Но Лену это не утешило.
— Господи боже мой, может, у них была красная свадьба?
— Ну и что ж, — сказал Густав. Он и сам считал себя почти красным. Он уже три месяца как вступил в местную организацию социал-демократической партии и время от времени разучивал в хлеву боевые песни: «Мы молоды, и мир открыт пред нами…»
— Ты что, спятил? — злилась Лена.
Густав не обращал внимания на ее желчные упреки. Первого мая он промаршировал через Шляйфмюлле в колонне демонстрантов под знаменем местного социал-демократического союза. За это его и еще нескольких стеклодувов уволили с фабрики.

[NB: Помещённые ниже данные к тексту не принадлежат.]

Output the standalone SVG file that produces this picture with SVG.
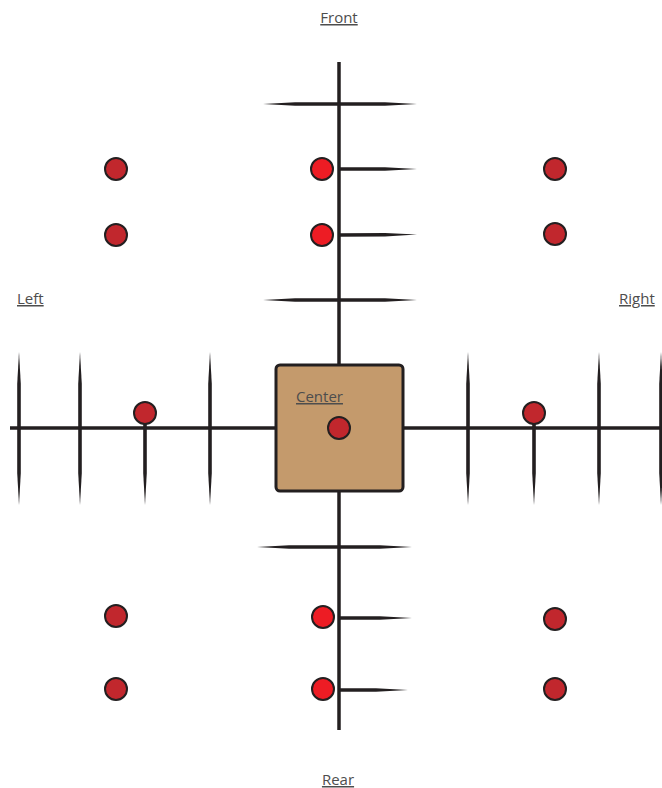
<svg xmlns="http://www.w3.org/2000/svg" width="662" height="788" viewBox="0 0 662 788">
<style>
.ax{stroke:#231f20;stroke-width:3.5;fill:none}
.tp{fill:#231f20}
.dk{fill:#c1272d;stroke:#231f20;stroke-width:2}
.br{fill:#ed1c24;stroke:#231f20;stroke-width:2}
.lb{font-family:"Open Sans","Liberation Sans",sans-serif;font-size:15px;fill:#4d4d4d;text-decoration:underline}
</style>
<rect width="662" height="788" fill="#fff"/>
<g id="connectors">
<line class="ax" x1="339" y1="62" x2="339" y2="730"/>
<line class="ax" x1="10" y1="428" x2="662" y2="428"/>
<!-- front crossbars -->
<polygon class="tp" points="263,104 295,102.2 385,102.2 417,104 385,105.8 295,105.8"/>
<polygon class="tp" points="263,300 295,298.2 385,298.2 417,300 385,301.8 295,301.8"/>
<polygon class="tp" points="339,167.2 385,167.2 417,169 385,170.8 339,170.8"/>
<polygon class="tp" points="339,233.2 385,233 417,234.5 385,236.4 339,236.8"/>
<!-- rear crossbars -->
<polygon class="tp" points="257,547 289,545.2 380,545.2 412,547 380,548.8 289,548.8"/>
<polygon class="tp" points="339,616.2 380,616.2 412,618 380,619.8 339,619.8"/>
<polygon class="tp" points="339,688.2 376,688.2 408,690 376,691.8 339,691.8"/>
<!-- left ticks -->
<polygon class="tp" points="19,352 20.8,384 20.8,473 19,505 17.2,473 17.2,384"/>
<polygon class="tp" points="80,352 81.8,384 81.8,473 80,505 78.2,473 78.2,384"/>
<polygon class="tp" points="210,352 211.8,384 211.8,473 210,505 208.2,473 208.2,384"/>
<polygon class="tp" points="143.2,424 146.8,424 146.8,473 145,505 143.2,473"/>
<!-- right ticks -->
<polygon class="tp" points="468,352 469.8,384 469.8,473 468,505 466.2,473 466.2,384"/>
<polygon class="tp" points="599,352 600.8,384 600.8,473 599,505 597.2,473 597.2,384"/>
<polygon class="tp" points="661,352 662.8,384 662.8,473 661,505 659.2,473 659.2,384"/>
<polygon class="tp" points="532.2,424 535.8,424 535.8,473 534,505 532.2,473"/>
</g>
<g id="center">
<rect x="276" y="365" width="127" height="126" rx="4" fill="#c49a6c" stroke="#231f20" stroke-width="3"/>
<text class="lb" x="296" y="402">Center</text>
<circle class="dk" cx="339" cy="428" r="11"/>
</g>
<g id="front-label"><text class="lb" x="339" y="23" text-anchor="middle">Front</text></g>
<g id="rear-label"><text class="lb" x="338" y="785" text-anchor="middle">Rear</text></g>
<g id="left-label"><text class="lb" x="17" y="304">Left</text></g>
<g id="right-label"><text class="lb" x="619" y="304">Right</text></g>
<g id="dot-f1"><circle class="br" cx="322" cy="169" r="11"/></g>
<g id="dot-f2"><circle class="br" cx="322" cy="235" r="11"/></g>
<g id="dot-r1"><circle class="br" cx="323" cy="617" r="11"/></g>
<g id="dot-r2"><circle class="br" cx="323" cy="689" r="11"/></g>
<g id="dot-l"><circle class="dk" cx="145" cy="413" r="11"/></g>
<g id="dot-rt"><circle class="dk" cx="534" cy="413" r="11"/></g>
<g id="dot-fl1"><circle class="dk" cx="116" cy="169" r="11"/></g>
<g id="dot-fl2"><circle class="dk" cx="116" cy="235" r="11"/></g>
<g id="dot-fr1"><circle class="dk" cx="555" cy="169" r="11"/></g>
<g id="dot-fr2"><circle class="dk" cx="555" cy="234" r="11"/></g>
<g id="dot-rl1"><circle class="dk" cx="116" cy="616" r="11"/></g>
<g id="dot-rl2"><circle class="dk" cx="116" cy="689" r="11"/></g>
<g id="dot-rr1"><circle class="dk" cx="555" cy="619" r="11"/></g>
<g id="dot-rr2"><circle class="dk" cx="555" cy="689" r="11"/></g>
</svg>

Фабрикант попросту выставил его на улицу — прошу вас!
— Ну вот теперь и распевай, что мир открыт… — сказала Лена. — Господи, отец небесный, верни ему рассудок!
На третий день Густава и еще нескольких его приятелей, которые только пели, опять позвали на работу. Неужто бог услышал Ленину молитву? Но председателя и секретаря местной социал-демократической организации выкинули вон с фабрики и пообещали, что им уж никогда больше не брать в руки стеклодувной трубки. Тогда началась забастовка. Что делать Густаву — неужели отказаться от только что возвращенной работы? Когда он рано утром пришел на фабрику, его встретили товарищи.
— А вот и Густав! Он уж, конечно, пойдет в пикеты. Мы его знаем.
Густав, по правде сказать, шел с тем, чтоб работать, но он дал себя уговорить. Ведь он же, в конце концов, был отцом будущего пожирателя стекла, да и сам в молодости не считался пай-мальчиком.